Got any favorites you’d like to share?



13 responses »

  1. ONE BIG TABLE. Haven’t made it through yet (it’s hugehugehuge), but it is a social studies and environmental science lesson with each recipe, as the author basically traveled around the US studying regional and ethnic/immigrant specialties, from “standard American” food like bbq to things that have ingredients that you can ONLY get in that region of the US. I will definately not make some of the things in this book (I think there are over 500 recipes), but will use some. An example of how interesting this book is: one recipe for roast turkey includes stuffing the turkey with TAMALES so you can serve your holiday tamales (Hispanic holiday food) WITH your holiday roast turkey. 🙂
    I have lots of other cookbooks – some for using and some purely for entertainment. My almost-12-year-old now asks for cookbooks for each birthday and Christmas – and cooked two of our suppers this week, plus some bonus food (like sweet rolls).
    ENJOY your new book!

  2. I personally ENJOY when you read the menu out loud. 😀 It’s always fun to joke with you about it, but you have helped bring something to my attention that I had missed and then wanted to order. I take forever to decide as well,so hearing items you find interesting helps!

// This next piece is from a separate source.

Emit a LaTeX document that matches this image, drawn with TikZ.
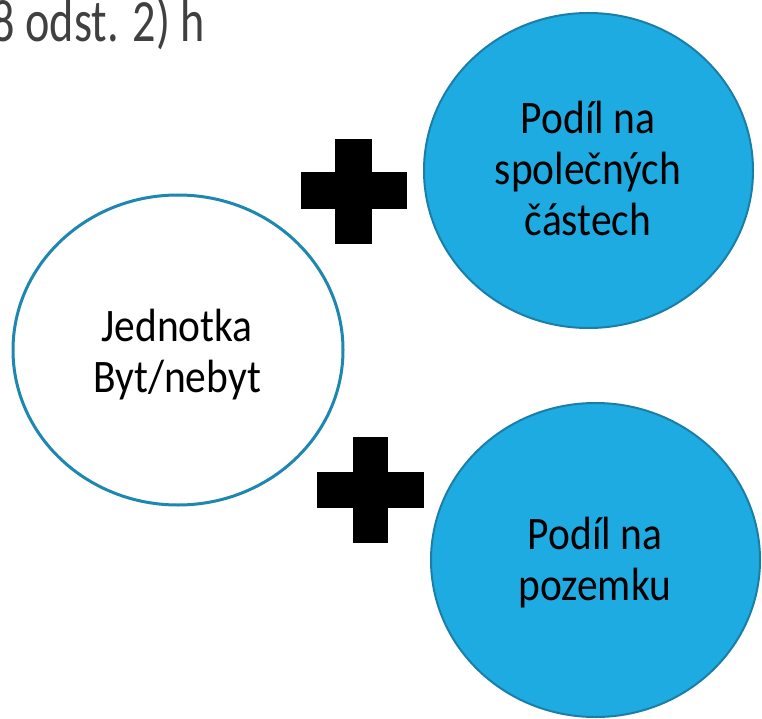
\documentclass[tikz,border=0pt]{standalone}
\usepackage{fontspec}
\setmainfont{Carlito}
\newfontfamily\circfont{Carlito}[FakeStretch=0.89]
\newfontfamily\headfont{Carlito}[FakeStretch=0.77]
\usetikzlibrary{shapes.geometric}
\definecolor{blueFill}{RGB}{30,171,226}
\definecolor{blueLine}{RGB}{26,127,166}
\definecolor{ringLine}{RGB}{29,135,176}
\definecolor{headGray}{RGB}{64,64,64}
\tikzset{
  ring/.style={ellipse, draw=ringLine, line width=3pt, fill=white, inner sep=0pt},
  disc/.style={ellipse, draw=blueLine, line width=2pt, fill=blueFill, inner sep=0pt},
  lbl/.style={align=center, inner sep=0pt, text=black, font=\circfont\fontsize{46.6}{51}\selectfont},
  plusmark/.style={fill=black}
}
\begin{document}
\begin{tikzpicture}[x=1pt,y=-1pt]
\useasboundingbox (0,0) rectangle (762,719);
\fill[white] (0,0) rectangle (762,719);
% heading fragment (cut at the left edge, as in the reference)
\node[anchor=base east, inner sep=0pt, text=headGray, font=\headfont\fontsize{60}{60}\selectfont] (head) at (205,42) {8 odst. 2) h};
% circles
\node[ring, minimum width=330pt, minimum height=310pt] (unit) at (178,350) {};
\node[disc, minimum width=329pt, minimum height=315pt] (common) at (588.5,170.5) {};
\node[disc, minimum width=329pt, minimum height=314pt] (land) at (595.5,560) {};
% labels
\node[lbl] (unitlbl) at (177,355) {Jednotka\\Byt/nebyt};
\node[lbl] (commonlbl) at (588,168.5) {Podíl na\\společných\\částech};
\node[lbl] (landlbl) at (595,562.4) {Podíl na\\pozemku};
% plus signs
\fill[plusmark] (301,172) rectangle (407,209);
\fill[plusmark] (335,139) rectangle (372,244);
\fill[plusmark] (317,472) rectangle (424,508);
\fill[plusmark] (353,437) rectangle (388,543);
\end{tikzpicture}
\end{document}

You’ve got a nice voice maybe you should look into being the voice for audio cookbooks!

  3. I’ll be honest, when my copy arrived in February, I opened it up and thought, Holy God What Have I Gotten Myself Into? Because I’m not exactly the person who had extensive experience in re-hydrating Ancho Chiles and making enchilada sauces from scratch prior to this.

    The recipes are extremely forgiving and all of them are wonderfully delicious – I can’t wait to see what you action first!

  4. Carrie I do the same thing with menus and cookbooks! I want to suggest things to others to spark conversation and excitement about recipes and menu items! Reading cookbooks drives my fiance nuts sometimes because I ask him about everything i think he might like! He just tells me, “you know what I like! Just make it!” Haha!